For instance, he disputed the notion, floated by some supporters of Lockyer's plan, that investors are confused by the existing rating structure. Weyl said adding a global rating to a municipal bond issue would only increase confusion because some investors would not understand the difference between the two.

Matt Fabian, managing director at Municipal Market Advisors, who spoke at the NFMA conference on Wednesday, agreed that the importance of credit analysts would increase but said that, given the comments made by Frank and other lawmakers, "it just seems difficult to see a world"”that does not move toward harmonization.

Fabian said that if the other three major rating agencies do not begin to add global ratings, new competitors will emerge to provide municipal issuers with ratings based on a global scale. And he disputed Weyl's argument that the addition of a global rating would spawn additional confusion by pointing out that several highly sophisticated investors that he knows do not understand that munis are currently rated on a separate scale from the scale for corporate and structure finance products.

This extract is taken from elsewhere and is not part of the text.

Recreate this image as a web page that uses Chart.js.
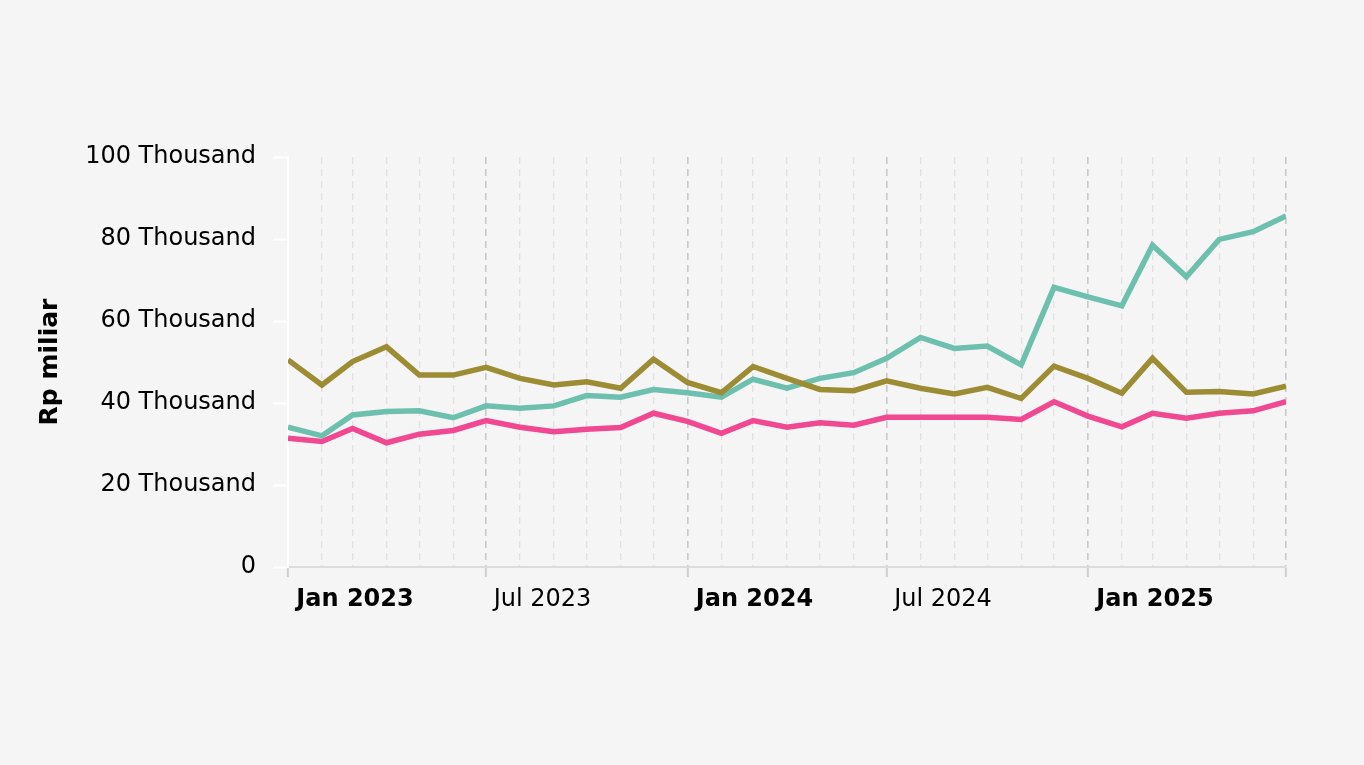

"No amount of education can explain that there are separate scales," he said.

Several critics of the harmonization proposals point to a recent analysis by Richard Ciccarone, managing director and chief research officer at McDonnell Investment Management LLC. The analysis reported that munis were rated more like corporate debt during the Great Depression, but agencies switched to the existing muni scales after hundreds of municipalities went into default on their bonds.

Though supporters of wholesale ratings harmonization point to rating agency default studies that show relatively few defaults since 1970, Ciccarone noted that one should not ignore the wave of defaults that took place during the Depression and "led to the reasons why the current rating differentials came into being."

"The 30-year study model is nowhere near long enough," he said.